Here we go again: Anti-Semitic acts, such as vandalizing a Holocaust memorial in Boston, have been on the upswing. Such acts are among a great many deeds that tell us this country is in disarray.

Of course, hate groups, like the poor, to use a biblical phrase, will always be within our gates. I would hate to see a completely homogeneous society — how boring that would be. Disagreement within a population is one force in the dialectical movement that is necessary for change.

The recent events in Charlottesville, Va., that cause me to be concerned about the future of this country are the result of having irrational hate groups instead of having people who have a different vision of life but believe in creative discourse.

The sense of futility and hopelessness has changed opposition groups into hate groups believing that this country is ripe for many to accept their philosophy of life. Moreover, they feel emboldened by President Trump’s actions and speeches and have gained an increased sense that the public and even the president of the United States accept their views.

I have experienced the events that gave rise in Germany to rule by hate groups. Is this what is happening in this country?

I would have expected such events to occur during an economic crisis, as in Germany in the 1920s or the United States during the Great Depression. But our economy, so I am told by the television gurus, is strong, and the stock market is rising.

The rise of the market is a great indication of the ever-increasing wealth of a small percentage of the population, whose existing wealth gives them the means for a continual increase in fortunes. But present economic conditions hardly have a positive impact on the working people, the so-called middle class, whose lifestyle is eroding as the value of the dollar decreases.

Although I am, by most standards, an old man retired on a pension and am no longer in the market for a house, I watch television programs about the buying and selling of homes and have become appalled by the rising prices.

Homeownership has always been considered a necessity for a middle-class lifestyle. It seems to me that what has occurred since the last election is a decline in life’s satisfaction.

Perhaps most detrimental to life satisfaction is the erosion of our sense of a predictable future. Our sense of well-being depends on a belief that we can make plans to achieve a good life. I call this our dependence on the truth of if-then propositions, which serve as the blueprint for planning a good future.

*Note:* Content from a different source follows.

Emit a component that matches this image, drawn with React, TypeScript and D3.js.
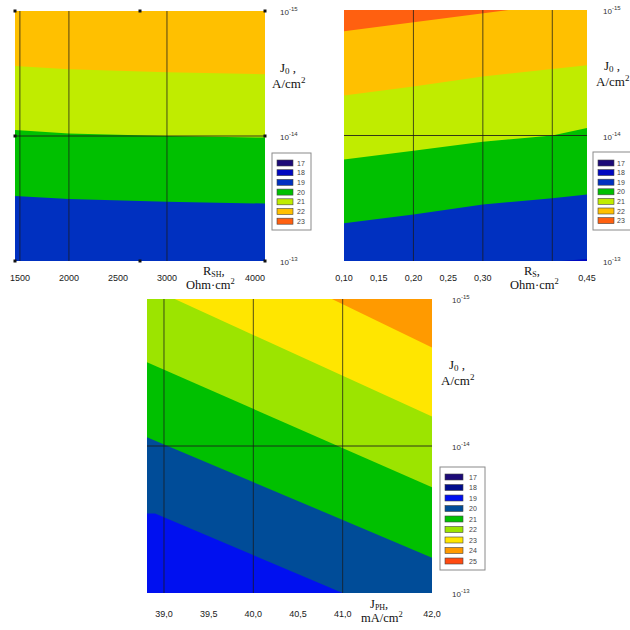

Take, for instance, the following proposition: If I go to college, I will be able to get a good job and will have my lifetime career. For a long time, we believed in such a proposition, but no longer. Young people with college degrees live with their parents, and far too few of them make an adequate income to be independent.

We are no longer independent at 18 and are lucky if we are by 35.

For a good life, it is essential that we have a good worldview. In general, as Alan Bloom wrote in his treatise “The Closing of the American Mind,” even our supposed educated people — those who went to college — no longer have a worldview of what constitutes a good society. This, unfortunately, also holds true for the president.

Our educational system, as Bloom proposed, is committed to teaching trades rather than ideas and the development of a vision of life. The educational system has impoverished our people’s souls and has failed to imprint ideas that are essential to the maintenance and growth of democracy. As I see it, this condition has eroded our ability to develop an image of a positive future.

Throughout my life in the United States, almost 70 years, most presidents have given the people a vision for the future, but not the present president, whose plan and view of the good life are expressed in empty slogans, such as “Make America great again.” How?

His view, if he has any, is regressive. His view, as I surmise it, is let’s go back. Back to what? Does he believe that he will bring back jobs in the mines that are economically not feasible?

A good vision of a good future is imperative to both the development and maintenance of hope. And hope is dependent on a vision of the achievability of a good future.

It was Micah and Isaiah’s worldview that gave us Jews hope because it was based on a positive vision of life. It was that kind of hope, for example, that sustained me in the darkest times of my life in the Holocaust. It is hope that gives us faith in the improvement of life in the future.

But this president has no vision of the future. He has no idea how to elevate people’s hope, so we are becoming a people without hope.

Along time ago my grandmother, who liked to instill into me her notion of wisdom, taught me: Money lost, nothing is lost; hope lost, all is lost.

Do we have hope for the future, Mr. President? If so, what is your vision of that future?